Stress-based evolutionary topology optimization via XIGA with explicit geometric boundaries

Abstract

This paper presents a novel approach to stress-based topology optimization that employs NURBS representations of explicit geometric boundaries to address stress minimization and stress-constrained problems. The proposed methodology is compatible with CAD systems and utilizes Extended IsoGeometric Analysis (XIGA) to ensure an accurate representation of stress field in the evolving structure. A p-norm aggregation scheme is used to measure global stress levels, and the aggregated stress constraint is augmented to the objective (compliance) via a Lagrange multiplier in stress-constrained problems. The proposed approach introduces a novel and efficient Lagrange multiplier trail strategy aimed at reducing computational costs.
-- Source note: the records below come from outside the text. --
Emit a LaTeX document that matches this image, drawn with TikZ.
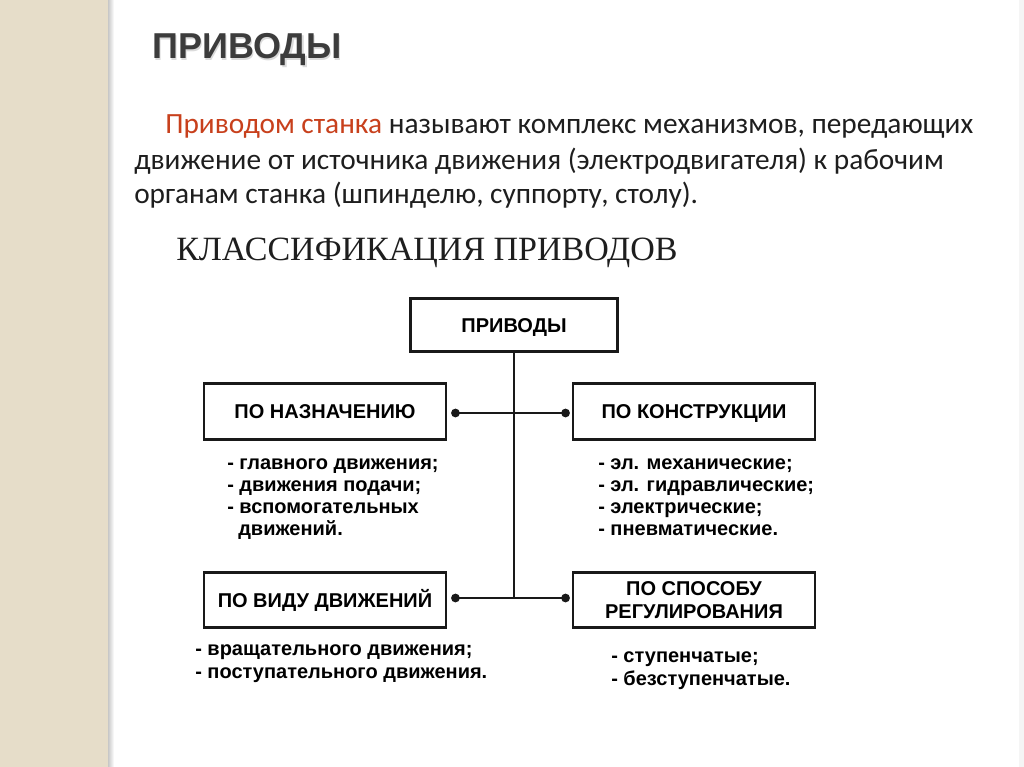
\documentclass[tikz,border=0pt]{standalone}
\usepackage{fontspec}
\setmainfont{Liberation Sans}
\newfontfamily\bodyfont{Carlito}
\newfontfamily\serifru{Liberation Serif}
\usetikzlibrary{calc}
\definecolor{stripcol}{HTML}{E6DDC9}
\definecolor{titlecol}{HTML}{3C3C3C}
\definecolor{accent}{HTML}{C8401C}
\definecolor{txt}{HTML}{1E1E1E}
\newcommand{\shadowtitle}[1]{\makebox[0pt][l]{\hspace{1.2pt}\raisebox{-1.4pt}{\textcolor{black!14}{#1}}}#1}
\tikzset{
  boxfont/.style={font=\fontsize{15}{17}\selectfont\bfseries},
  box/.style={draw=black!90, line width=2.2pt, fill=white, inner sep=0pt, boxfont, align=center},
  oneline/.style={text height=10.9pt, text depth=0pt},
  topbox/.style={box, oneline, minimum width=155pt, minimum height=40pt},
  catbox/.style={box, minimum width=181.5pt, minimum height=41.5pt},
  conn/.style={line width=1.9pt, draw=black!90},
  dot/.style={fill=black!90},
  item/.style={anchor=base west, inner sep=0pt, boxfont, text=black},
  para/.style={anchor=base west, inner sep=0pt, font=\bodyfont\fontsize{22}{26}\selectfont, text=txt},
}
\begin{document}
\begin{tikzpicture}[x=0.75pt,y=-0.75pt]
\useasboundingbox (0,0) rectangle (1024,767);
\fill[white] (0,0) rectangle (1024,767);
\fill[stripcol] (0,0) rectangle (108,767);
\shade[left color=black!22, right color=white] (108,0) rectangle (114,767);
\fill[black!4] (1019,0) rectangle (1024,767);

% title
\node[anchor=base west, inner sep=0pt, text=titlecol, font=\fontsize{27}{31}\selectfont\bfseries] (title) at (152,59) {\shadowtitle{ПРИВОДЫ}};

% paragraph
\node[para] (p1) at (165,133) {\textcolor{accent}{Приводом станка} называют комплекс механизмов, передающих};
\node[para] (p2) at (134,169) {движение от источника движения (электродвигателя) к рабочим};
\node[para] (p3) at (134,203) {органам станка (шпинделю, суппорту, столу).};

% subtitle
\node[anchor=base west, inner sep=0pt, text=txt, font=\serifru\fontsize{25.5}{30}\selectfont] (sub) at (176,260) {КЛАССИФИКАЦИЯ ПРИВОДОВ};

% boxes
\node[topbox] (priv) at (514,325) {ПРИВОДЫ};
\node[catbox, oneline] (nazn) at (325,411.5) {ПО НАЗНАЧЕНИЮ};
\node[catbox, oneline] (konstr) at (694,411.5) {ПО КОНСТРУКЦИИ};
\node[catbox, oneline] (vid) at (325,600) {ПО ВИДУ ДВИЖЕНИЙ};
\node[catbox] (sposob) at (694,600) {ПО СПОСОБУ\\РЕГУЛИРОВАНИЯ};

% connectors
\coordinate (a1) at ($(nazn.east)+(8,1.5)$);
\coordinate (a2) at ($(konstr.west)+(-6,1.5)$);
\coordinate (b1) at ($(vid.east)+(8,-2)$);
\coordinate (b2) at ($(sposob.west)+(-6,-2)$);
\draw[conn] (a1) -- (a2);
\draw[conn] (b1) -- (b2);
\draw[conn] (priv.south) -- (priv.south |- b1);
\fill[dot] (a1) circle (3.3pt);
\fill[dot] (a2) circle (3.3pt);
\fill[dot] (b1) circle (3.3pt);
\fill[dot] (b2) circle (3.3pt);

% lists
\node[item] (l1) at (227,469) {- главного движения;};
\node[item] (l2) at (227,491) {- движения подачи;};
\node[item] (l3) at (227,513) {- вспомогательных};
\node[item] (l4) at (238,535) {движений.};

\node[item] (r1) at (598,469) {- эл. механические;};
\node[item] (r2) at (598,491) {- эл. гидравлические;};
\node[item] (r3) at (598,513) {- электрические;};
\node[item] (r4) at (598,535) {- пневматические.};

\node[item] (v1) at (195,655) {- вращательного движения;};
\node[item] (v2) at (195,678) {- поступательного движения.};

\node[item] (s1) at (611,662) {- ступенчатые;};
\node[item] (s2) at (611,685) {- безступенчатые.};
\end{tikzpicture}
\end{document}
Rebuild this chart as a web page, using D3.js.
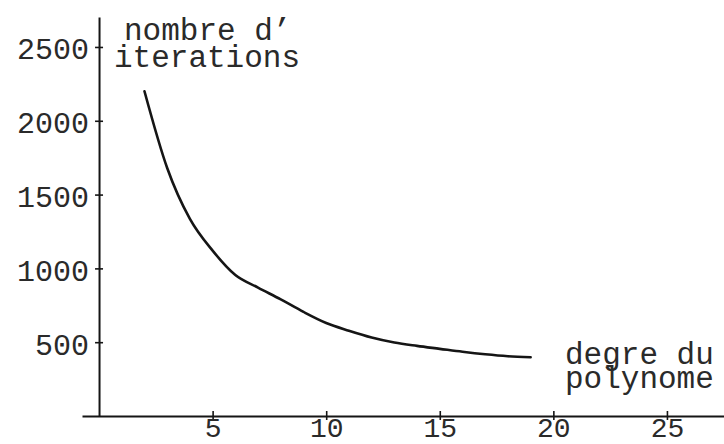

Additionally, a normalization scheme and a partial differential equation filter are presented to stabilize the highly nonlinear stress-based optimization. Validation studies demonstrate the effectiveness and characteristics of the proposed approach. Moreover, control points of the structural design can be directly edited to further improve strength performance. Comparative studies show clear advantages of the proposed methodology in terms of computational efficiency compared to other Finite element analysis (FEA)-based optimization methods. Overall, this paper presents a practical and novel approach that addresses the limitations of existing FEA-based optimization methods in terms of accuracy, flexibility, and degree of freedom (DOF) cost, and makes a significant contribution to the field of stress-based topology optimization.